= John Downes (regicide) =

English official who signed the death warrant of King Charles I (1609-1666)

Colonel John Downes (1609 – c. 1666) was a commissioner who signed the death warrant of Charles I of England. After the English Restoration he was found guilty of regicide and imprisoned for life.

==Background==
John Downes' family had moved southwards from Cheshire to Warwickshire. They were said to be able to trace their Cheshire lineage back to 864 AD, according to John Parsons Earwaker's History of East Cheshire. It is said that when the King came hunting in Macclesfield Forest, a Downes held the King's stirrup whilst he mounted, while the Earl of Derby was to hold that of Downes. Derby refused on the basis of rank, instead pointing his whip at Downes' stirrup.

As far back as 864 AD there is mention of the family.
It is said that certain Cheshire estates belonged to the ‘Ancient Family of Downes and Taxall’ which did service to Earl Edwin of Chester, brother in law to Harold, one of the Saxon kings of Mercia.
The historian, Ormerod states that for many centuries these estates ‘were for many centuries owned by the ancient family of Downes and Taxall’.

According to Ormerod in 1339 year Queen Isabella of France granted, that in consideration of the fine which " Edmund, son of Edmund de Downes has made to us, we have pardoned to him as much as in us lies, the transgression which he made in taking to himself and his heirs, from his father, Edmund, a certain bailiwick \ballivani\ of Forestry in our Forest of Macclesfield

The Downes held various manors in Cheshire and Lancashire from as early as the 12th century. They were an ancient Forester family, like the Stanley, Grosvenor, Egerton and other Cheshire families whom they married into. They held the manors of Overton, Taxall, Shrigley, Sutton Downes and Wardley.
Ormerod in his 'History of Macclesfield states that a Downes, styled the Great Lord of Downes, was Royal Forester to King Harold, the Saxon king of Mercia. This legend recounts how the Downes family acquired the coat of arms of the white stag. The King was hunting in Macclesfield Forest and became lost. Whilst all went to look for him, the Royal Forester, Downes, was resting when a white stag approached and led him to the King. The white stag was given to Downes by the King and became the family's arms. Ormerod claims the Downes family held their lands by a blast of the horn on Midsummer's Day and had many curious medieval rights including one to hang draw and quarter.

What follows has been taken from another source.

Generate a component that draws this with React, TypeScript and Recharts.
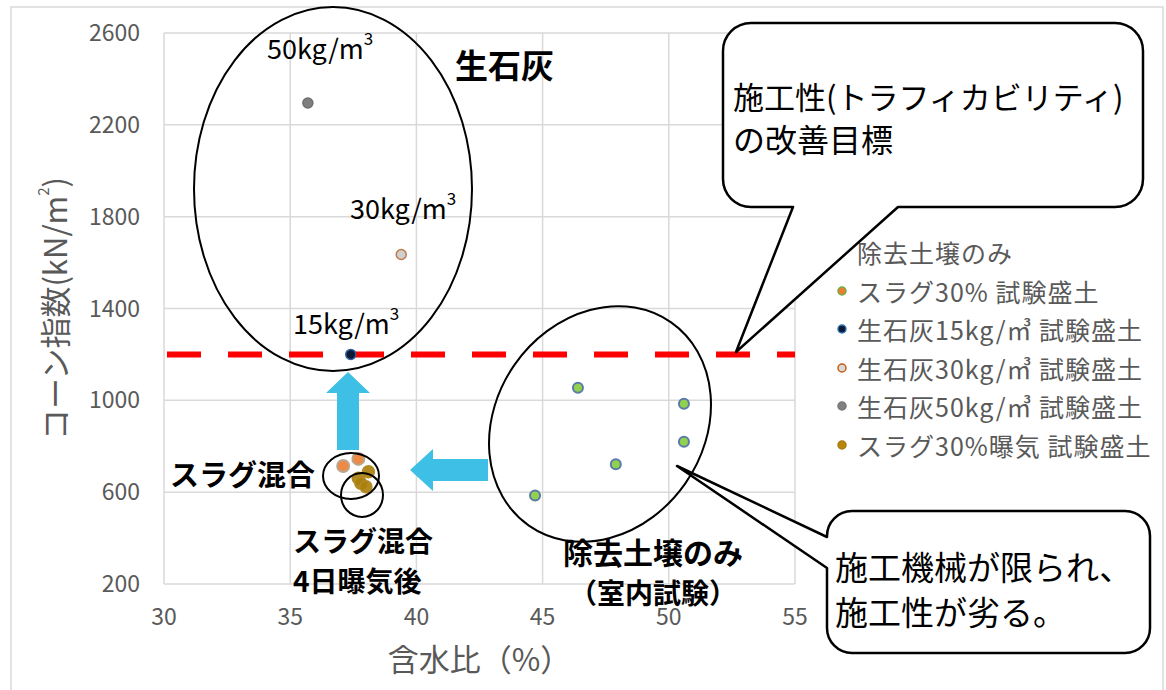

One member of the family, Roger Downes, a friend of the notorious libertine Lord Rochester, was killed in a London brawl, with his head apparently being sent to the family home at Wardley Hall. The Hall is supposed to be haunted by his ghost. They acquired Wardley Hall through marriage to a Worsley heiress.

Some of the Downes family were well known for their adherence to the Catholic faith, though in later centuries they remained Anglican. It was Francis Downes who retrieved the head of his martyred cousin Ambrose Barlow.

==Biography==
John Downes was born at Manby in Lincolnshire. He was grandson of Rev George Downes of Nuneaton, 'descended out of Cheshire'.
He was appointed an auditor of the Duchy of Cornwall in 1633 and was elected MP for Arundel, Sussex in December 1641.

A lawyer, he studied at the Inner Temple and was called to the bar in 1642. He did not fight in the English Civil War but amassed a fortune dealing in the confiscated Royalist estates. He was a close friend of Oliver Cromwell and received substantial land grants in Ireland and England.

John Downes was arrested on 18 June 1660. When soon afterwards he petitioned King Charles II for an appointment, Robert Howcott stated that he was a servant of Mr Almery who was a relation of "Collonell Downes of Hampstead". A warrant had been issued by Sir Edward Nicholas for Downes to be arrested. Robert Howcott discovered and apprehended Downes before bringing him before the King who ordered Howcott to take Downes to General Monke, who passed him on to the "martiall Generall".

On being found guilty of regicide, John Downes was condemned to death in October 1660, but the sentence was commuted to life imprisonment because he had tried to intervene on the King's behalf and only signed the death warrant after being intimidated by the other commissioners.

Downes spent the rest of his life a prisoner in the Tower of London.